Iceberg maps Spark types differently. Spark timestamp
values are mapped to Iceberg with timestamptz
(timestamp with time-zone). Spark timestamp_ntz
values are mapped to Iceberg as timestamp
(timestamp without time-zone). For more information, refer to the “Spark type to Iceberg type” section of the Apache Iceberg Spark Writes documentation.
The Databricks UI displays the Spark view of the schema, showing timestamp, while the Iceberg metadata file records timestamptz due to the Spark to Iceberg type mapping.
Solution
This behavior is a difference in type mapping, not an issue with data consistency. There is no need for concern.
If desired, you can convert an existing timestamp
column to timestamp_ntz
for visual consistency in Databricks using the following steps.

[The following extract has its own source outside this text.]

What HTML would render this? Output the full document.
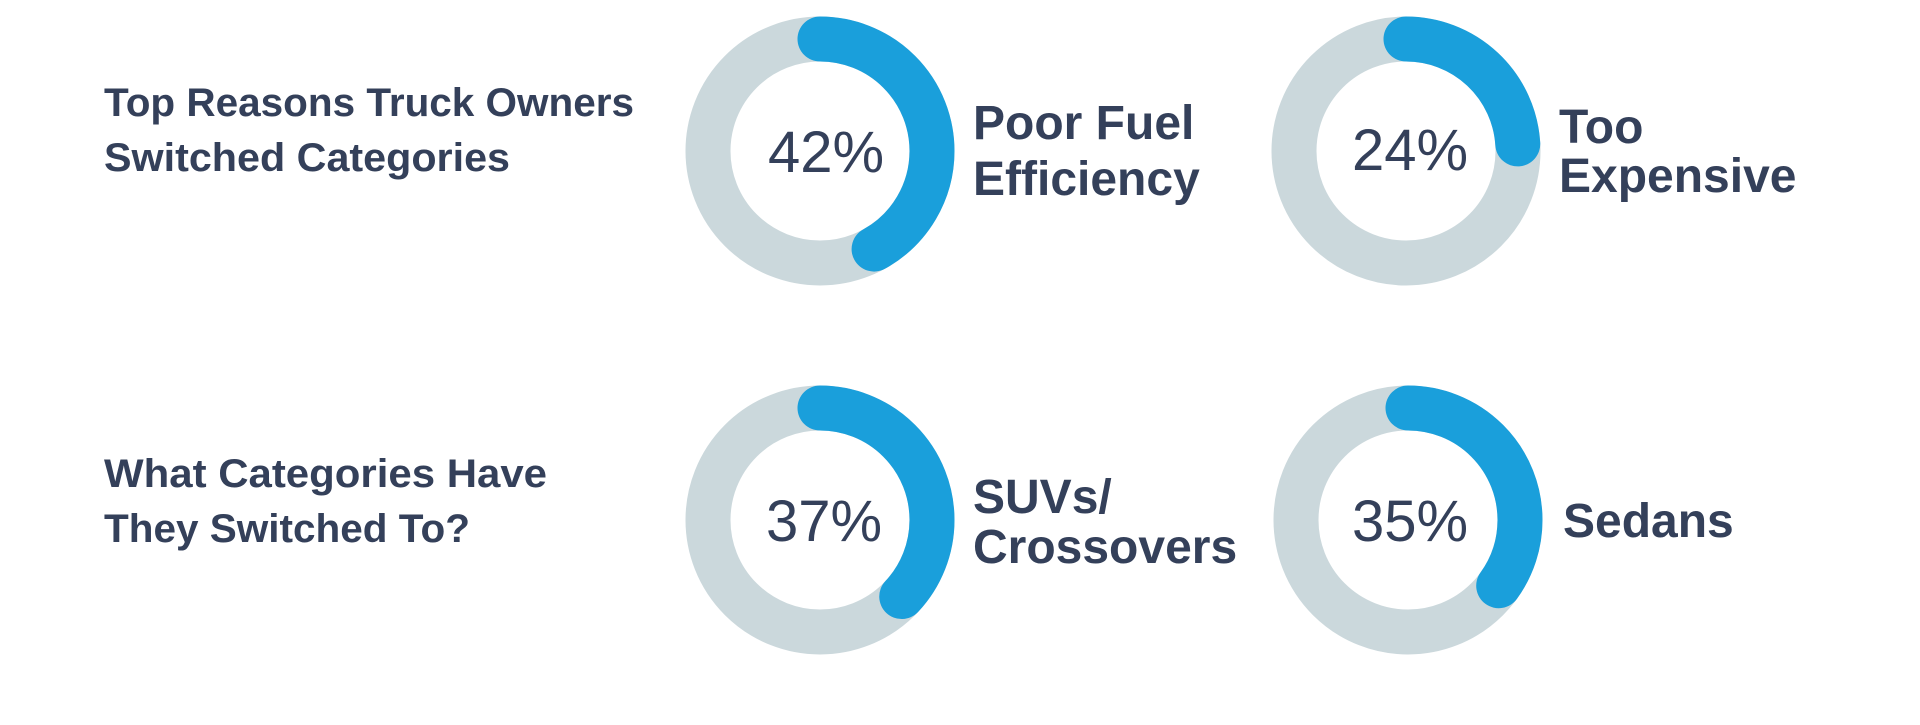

- Enable the required feature flags.
-- Turn on TIMESTAMP_NTZ support for this Delta table
ALTER TABLE <catalog>.<schema>.<table>
SET TBLPROPERTIES ('delta.feature.timestampNtz' = 'supported');
-- Switch the table to name-based column mapping
ALTER TABLE <catalog>.<schema>.<table>
SET TBLPROPERTIES ('delta.columnMapping.mode' = 'name');
- Add a replacement column with the new type.
ALTER TABLE <catalog>.<schema>.<table>
ADD COLUMN new_event_time TIMESTAMP_NTZ;
- Copy the existing values into the new column.
UPDATE <catalog>.<schema>.<table>
SET new_event_time = event_time;
- Remove the old column.
ALTER TABLE <catalog>.<schema>.<table>
DROP COLUMN event_time;
- Rename the replacement column back to the original name.
ALTER TABLE <catalog>.<schema>.<table>
RENAME COLUMN new_event_time TO event_time;
Note
Using an in-place ALTER TABLE … CHANGE COLUMN … TIMESTAMP → TIMESTAMP_NTZ
is not a suggested solution because this query is not supported.